The young man (age hard to tell...I put him at 16-20) sitting right next to me, in fact, was looking at his phone more than he was watching the movie. He was reading his Facebook feed, composing status updates, and tagging lots of people. I know because it kept distracting me from the film, so I read over his shoulder.
He was RUINING. The MOVIE. Which cost ELEVEN DOLLARS.
I noticed, though, that he kept logging out of Facebook, so when he went back to check it again, he had to log back in. I reasoned that he was trying to deter himself from checking his phone. Each time he finished, he thought, "I know, I'll log out. That way, it will be a pain to get back on, which will make me less likely to check it again." (I often use the same logic when polishing off a pint of ice cream.)

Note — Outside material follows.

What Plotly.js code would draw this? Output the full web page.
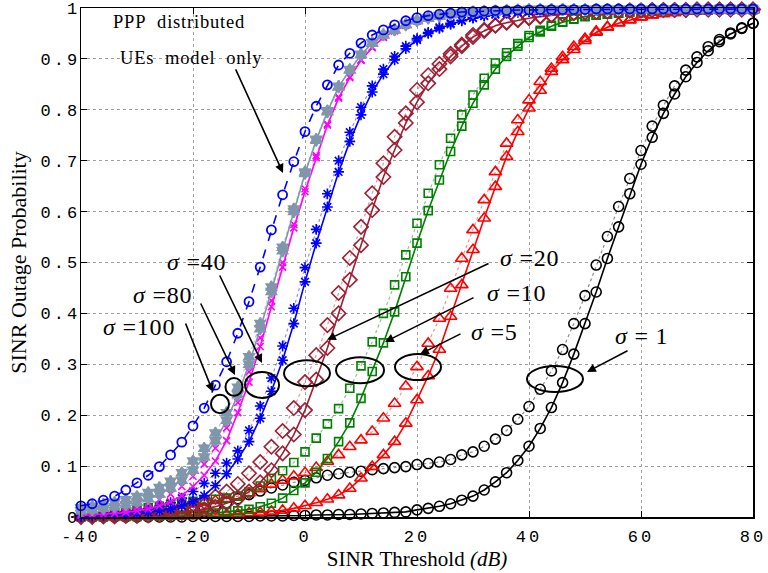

Before the film had started, he had to leave and come back twice, awkwardly stepping over my companion and me. Each time, he apologized for inconveniencing us and said thank you, and we were, of course, very polite and accommodating. This was not a rude kid.
So about twenty minutes into the film, when I couldn't take it anymore, I leaned to him and loud-whispered, "YOU KNOW. THAT SCREEN IS REALLY BRIGHT." He apologized and put his phone away. I thanked him. I was afraid that might not last very long, but no. He didn't turn it back on for the rest of the movie. There were a couple others in rows further down, and they were annoying, but they were too far away for me to yell at. And the one right next to me was the one really ruining the movie. Which cost eleven dollars.
The kids in the theater didn't make me mad. They're kids, and they need to be told. What made me mad, after the fact (I was not ruminating on this during the movie, mind you. It was great. You should go.) was remembering every dummy on the Internet, who inevitably is not someone who spends much time in a classroom, who suggests that if teachers' lessons were interesting enough, kids wouldn't be tempted to distract themselves with their phones. Therefore we shouldn't have to require kids to put away their phones sometimes during math class.
Um, Francis Lawrence can't keep kids from being distracted by their phones. With a crazy-good story about reluctant teen revolutionaries. And a $78 million budget.
Learning takes focus. Focus takes practice. Kids might never know how jaw-droppingly cool are the things we are trying to teach them, if their focus is interrupted by Snapchat every two minutes. There are some things they need to be told.